Smith's students read the book "A Taste of Blackberries" during the eight-day summer program. The book is a tale of two friends who pick blackberries together and what happens after one friend tragically dies.
As the students were reading the eight-chapter book, one chapter per day of class, they had projects related to blackberries.
One day they planted a thornless blackberry bush. There already was a blackberry bush at the school, said Smith, but it was wild and had thorns. She did allow the children to taste the blackberries from the wild bush, though.
Students also tried their hand at making blackberry jam and blackberry cobbler.
Smith said she tries to cook with her students as much as she can because cooking teaches children skills that they sometimes learn without realizing.
Cooking helps children with their reading skills because they have to comprehend a recipe, said Smith, as well as their math skills, which are honed during ingredient measurement. They also learn about temperature and time - and also patience, said Smith.
Smith said that during the regular school year, she makes ice cream with her classes so they can sharpen their science skills when they see "matter changing from a liquid to a solid."

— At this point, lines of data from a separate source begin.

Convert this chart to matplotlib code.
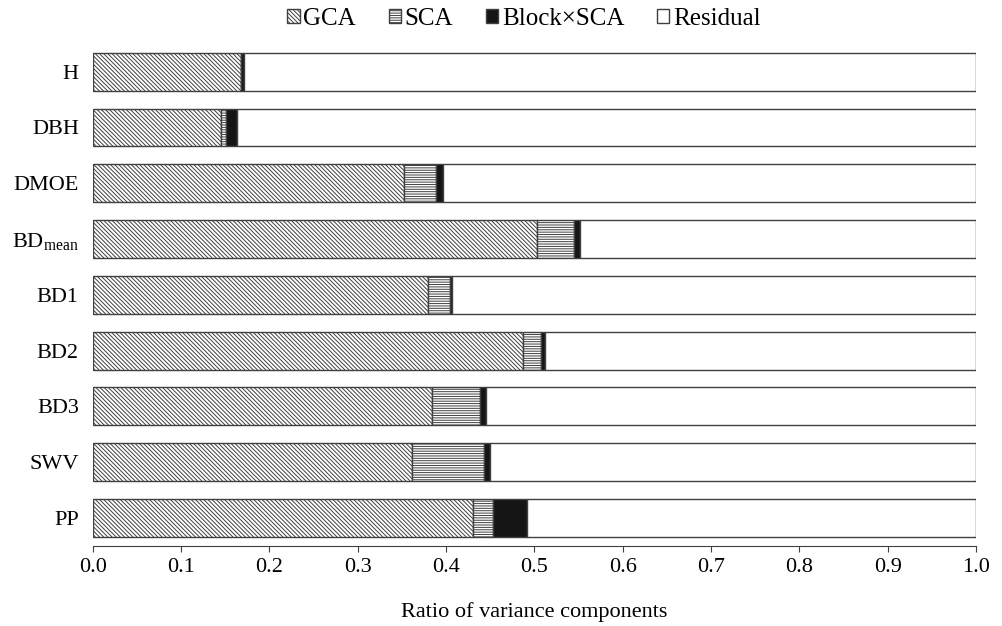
import matplotlib.pyplot as plt
import numpy as np

plt.rcParams['font.family'] = ['Liberation Serif', 'DejaVu Serif']
plt.rcParams['mathtext.fontset'] = 'custom'
plt.rcParams['mathtext.rm'] = 'Liberation Serif'
plt.rcParams['mathtext.it'] = 'Liberation Serif:italic'
plt.rcParams['hatch.linewidth'] = 0.7

traits = ['H', 'DBH', 'DMOE', r'BD$_{\mathrm{mean}}$', 'BD1', 'BD2', 'BD3', 'SWV', 'PP']
gca = [0.168, 0.145, 0.353, 0.503, 0.380, 0.487, 0.384, 0.361, 0.431]
sca = [0.000, 0.006, 0.036, 0.042, 0.024, 0.021, 0.055, 0.082, 0.022]
block_sca = [0.003, 0.012, 0.008, 0.007, 0.003, 0.004, 0.006, 0.007, 0.039]
residual = [1 - a - b - c for a, b, c in zip(gca, sca, block_sca)]

fig = plt.figure(figsize=(10.02, 6.26), dpi=100)
ax = fig.add_axes([0.0925, 0.128, 0.8815, 0.802])

y = np.arange(len(traits))
h = 0.68
edge = '#404040'
left = np.zeros(len(traits))
parts = [
    (gca, 'white', '\\' * 8, 'GCA'),
    (sca, 'white', '-' * 7, 'SCA'),
    (block_sca, '#151515', None, 'Block×SCA'),
    (residual, 'white', None, 'Residual'),
]
for vals, fc, hatch, name in parts:
    ax.barh(y, vals, height=h, left=left, color=fc, edgecolor=edge,
            linewidth=1.0, hatch=hatch, label=name)
    left = left + np.array(vals)

ax.set_ylim(8.5, -0.5)
ax.set_xlim(0, 1.0)
ax.set_xticks(np.arange(0, 1.01, 0.1))
ax.set_xticklabels([f'{v:.1f}' for v in np.arange(0, 1.01, 0.1)])
ax.set_yticks(y)
ax.set_yticklabels(traits)
ax.tick_params(axis='y', length=0, pad=10, labelsize=16)
ax.tick_params(axis='x', direction='out', length=4, color=edge, labelsize=16, pad=5)
for s in ['top', 'right', 'left']:
    ax.spines[s].set_visible(False)
ax.spines['bottom'].set_color(edge)
ax.set_xlabel('Ratio of variance components', fontsize=16, labelpad=18)

fig.legend(loc='upper center', bbox_to_anchor=(0.523, 1.023), ncol=4, frameon=False,
           fontsize=18, handlelength=0.5, handleheight=0.5, handletextpad=0.15,
           columnspacing=1.3)

fig.savefig('out.png', dpi=100)
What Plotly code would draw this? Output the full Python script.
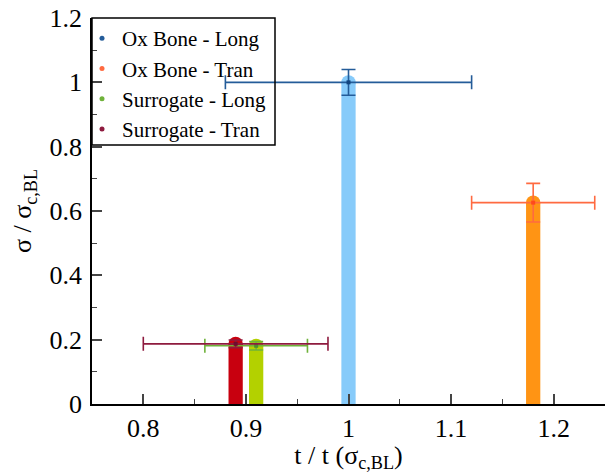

She also has her students put together "edible soil" with chocolate candies, pudding, crushed chocolate cookies and green coconut, so they can understand how soil is layered from the surface down.
The students had the opportunity to taste the fresh blackberries as well as the jam and cobbler. Some didn't care for the berries either way, and others liked the fresh berries. Predictably, though, most preferred them in dessert form.
When the students were making jam, "my hands didn't touch it," said Smith, adding that the students washed and sanitized the jars, smashed the berries, made the jam and cleaned up after, all on their own. She also let them do everything associated with the cobbler except put it in the oven.
Smith teaches third grade at Axton Elementary and taught at Irisburg Elementary before it closed.
Kaitlyn Flowers, a rising fourth-grade student at Axton Elementary, said she had baked before she took the class. "It's fun," she said, adding that she was most excited about the blackberry cobbler.
Kaitlyn, daughter of Amy Brackman of Ridgeway, said she would like to work with blackberries again. She had made jam before the class, she said.
Smith served the cobbler hot with vanilla ice cream. Students took turns serving the cobbler and dipping the ice cream for their peers. Most of the students liked the cobbler, with many lining up for seconds, but a few declined to try it.